Mientras leo Lucía sin luz, su reciente libro, no puedo evitar la aparición inconfundible de otra obra de arte sobre el mismo tema: Madre e hijo, un film del ruso Aleksandr Sokúrov. En el film, de neblinosa fotografía, de largos silencios, de profundos contactos y descarnada ternura, se transita la reunión de dos seres preparándose, en absoluta soledad y despojo, para la despedida. Como en el film, en este libro, el hijo arropa a la madre, le canta una nana, la acuna. Aquí, sin embargo, el hijo ha sido siempre el padre de la madre, porque la madre (que fue todo el mundo para el hijo) lo dejará desde muy temprano con sus dudas, sin certezas, sin indicios.
Desde una constelación de palabras, quien ya es un hombre le pregunta a la madre: “¿A dónde queríamos llegar que no hemos llegado?” Es el tiempo de la enfermedad, de la vejez.
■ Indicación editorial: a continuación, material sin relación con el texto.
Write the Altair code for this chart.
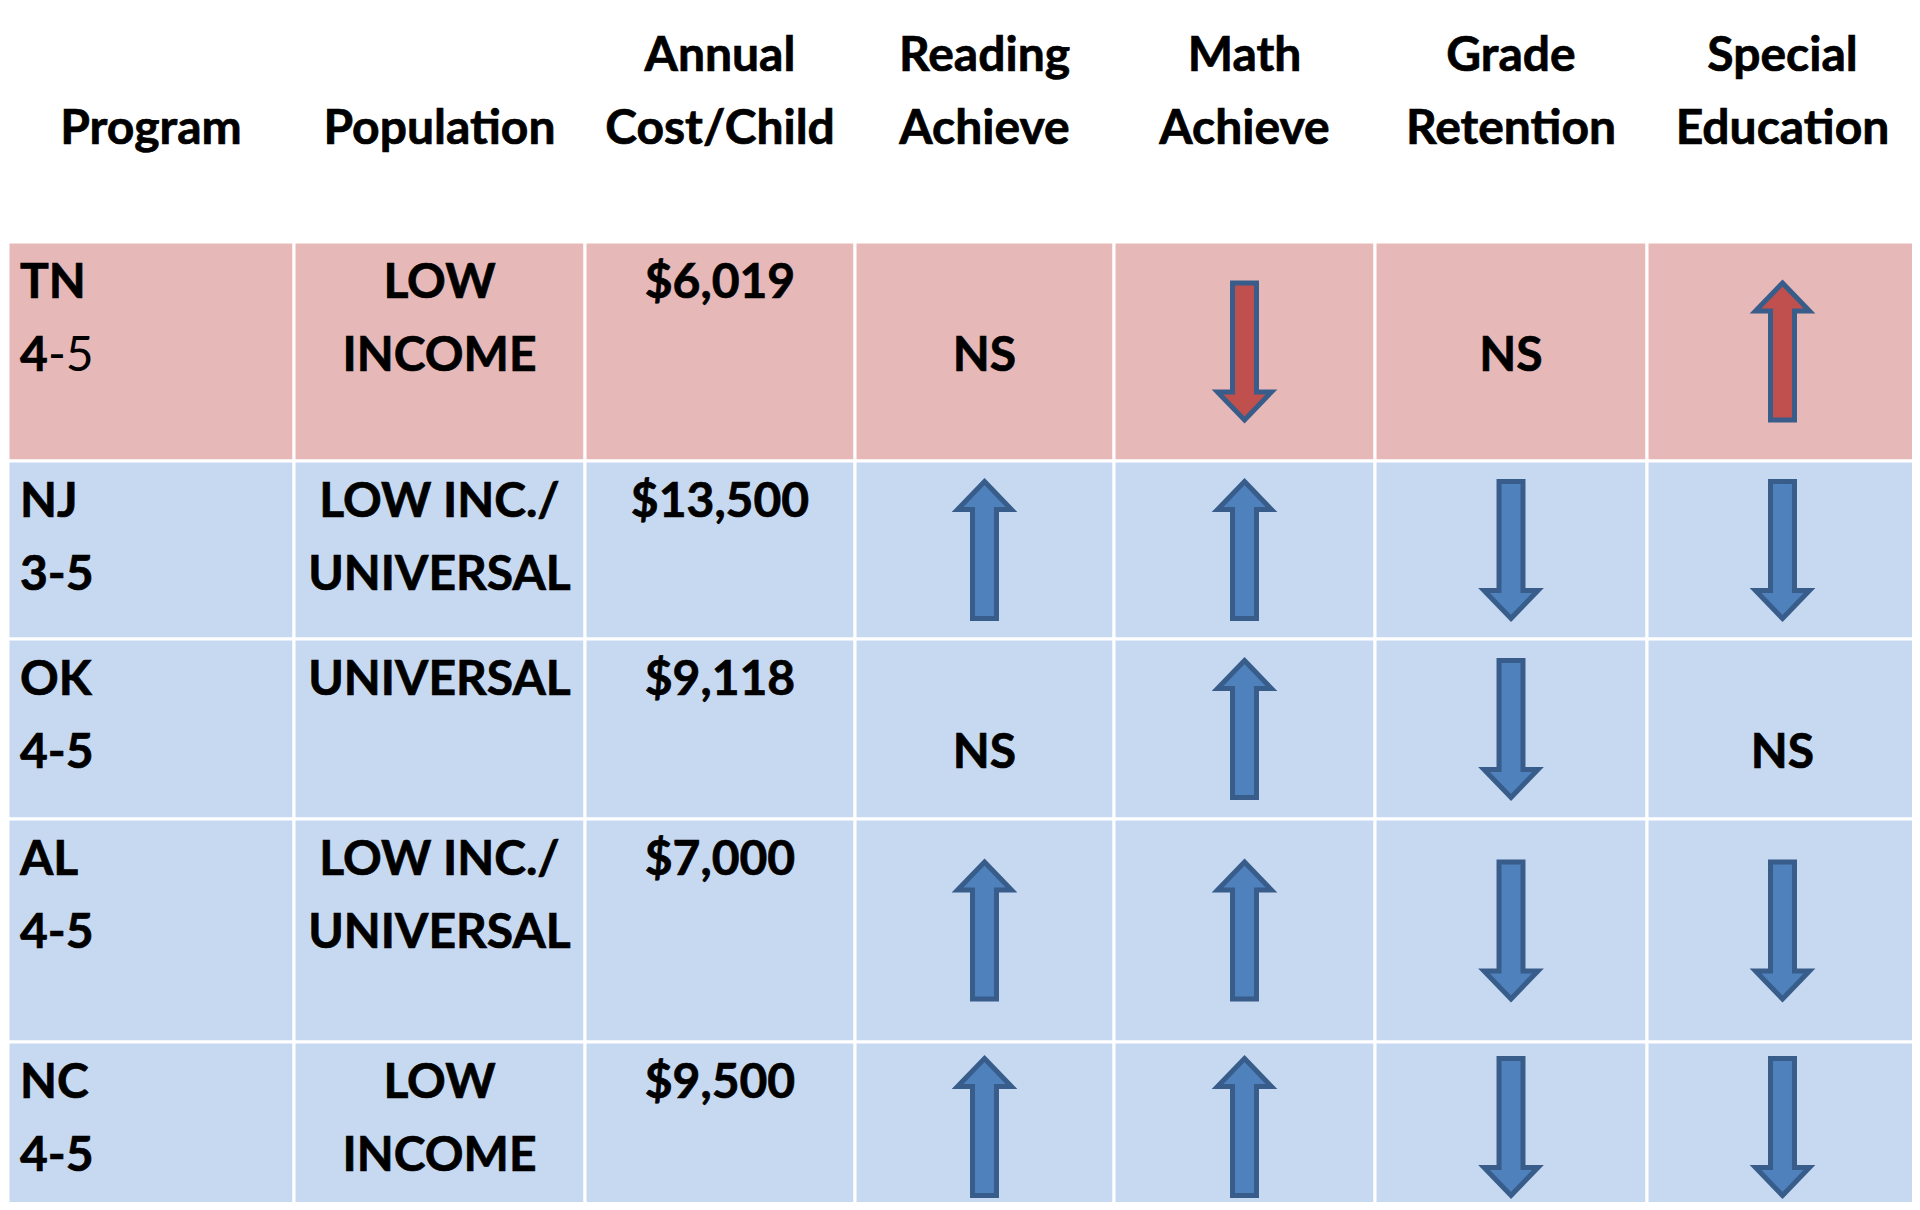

Sin lucidez, caminan juntos “con dificultad de siameses”. Van de cueva en cueva, con los interrogantes que inquietan al hijo, mientras arrulla, mientras inventa una escafandra o una pala, y cava en la memoria, para que la madre vuelva a estar y sea hermosa.
En este libro estremecedor, Gustavo Caso Rosendi transforma lo que no fue un encuentro en la vida en un reencuentro en la escritura. Como en “Soldados”, y ya convertido en un poeta de la primera línea de su generación como apunta Leopoldo Castilla, en “Lucía sin luz”, otra vez, el sufrimiento lo lleva a abrigarse con la poesía. Se expone con total orfandad frente a la vida y la muerte, ante las últimas preguntas, cuando sólo una imagen, un gesto, un tono, pueden responder. La complicidad del instante. La levedad.
Una relación compleja se torna en este libro un canto. Un canto agrio, oscuro, pero canto al fin, hondo, inagotable. Ante la pérdida, ante el vacío de lo que estuvo y ya no está, el hombre que fue el niño, el hijo que fue el padre, se resguarda en una poética de enorme claridad. Proclama lo perenne sobre lo hostil. Escribe porque necesita del abrazo, porque ante el muro, con esmero, gesta con su lenguaje un árbol, un jacarandá, sobre cuyas ramas verá la sonrisa de su madre, que es decir el sol.